A la Maison des Associations on vient chercher de la nourriture ou des vêtements ou une aide pour régler les questions administratives. Quand ils sortent de la zone, les habitants reçoivent des listes leur indiquant où ils peuvent trouver de la nourriture, des couvertures, quelles démarches administratives il leur faut entreprendre, où ils peuvent se renseigner. Mais nombre de personnes sont restées dans la zone inondée de peur d'être volées. Quant aux quelque 800 personnes qui sont parties les premières, elles n'ont pas été recensées.
Les salariés de certaines entreprises n'ont pas reçu leur paie du mois de novembre. C'est ainsi qu'à Testaert le patron n'a pas jugé urgent de récupérer au premier étage du bâtiment, donc hors d'eau, le disque dur contenant les données pour les salaires. La paie de novembre n'a donc pas été versée, alors que certains travailleurs ont tout perdu, leur habitation, leurs vêtements, leur chéquier, leurs meubles. Des patrons, le jeudi de l'inondation, n'ont pas laissé partir leurs salariés assez vite. Quand ceux-ci ont pu arriver chez eux, leurs affaires étaient sous l'eau.
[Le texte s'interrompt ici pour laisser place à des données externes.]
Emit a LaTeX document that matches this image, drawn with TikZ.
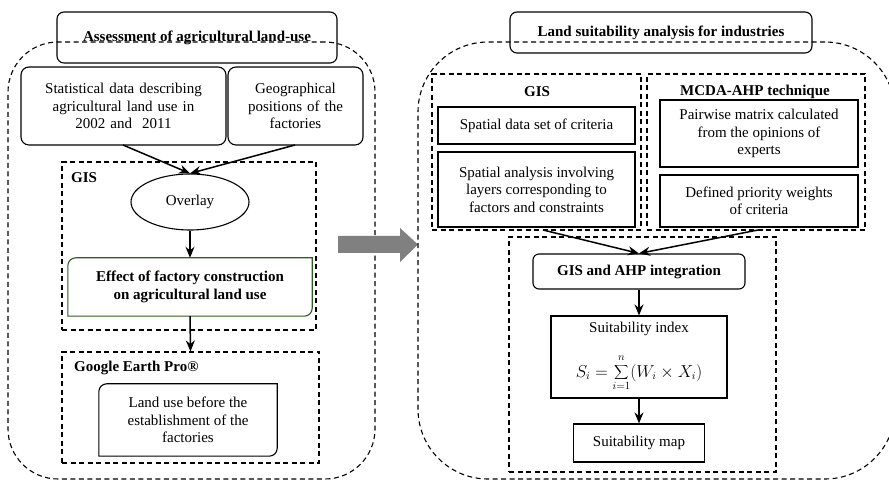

Il est arrivé que leur voiture soit perdue en cours de route.
La plupart des patrons ont commencé à parler de mettre les travailleurs au chômage technique, ou leur ont demandé de se mettre en congés ou en RTT. L'un a promis de verser de l'argent, en précisant qu'il leur faudrait le rendre en heures de récupération. D'autres parlaient de délocaliser leur entreprise, ce qui inquiète beaucoup leurs employés.
Face à cette rapacité, le nombre très important de bénévoles venus apporter leur aide réconforte. Les restaurants, les bars, offrent des repas chauds. Partout des gens, chaleureux, essaient d'apporter leur soutien aux sinistrés.
L'Union locale CGT a revendiqué que les salaires soient intégralement versés, en novembre comme en décembre, et, si le disque dur a été perdu, que les patrons disent à leurs banques de payer les mêmes salaires que ceux qui avaient été versés le mois précédent.
Elle a organisé une manifestation devant la sous-préfecture au moment où s'y trouvait Sarkozy. Malgré l'inondation 150 manifestants réussirent à se rassembler. Les CRS commencèrent par repousser les manifestants. Finalement dix d'entre eux furent reçus par le représentant du ministre et demandèrent que des aides soient versées tout de suite aux sinistrés, que les salaires soient payés intégralement et que les journées ne soient pas prises sur les RTT ou les congés dont les sinistrés auront grand besoin pour faire face à la situation.
En réponse, le ministre promettait l'installation de 450 «mobile-homes» et un million d'euros en liquide immédiatement, ce qui est bien insuffisant pour 15000 sinistrés, dont 8000 sans logement.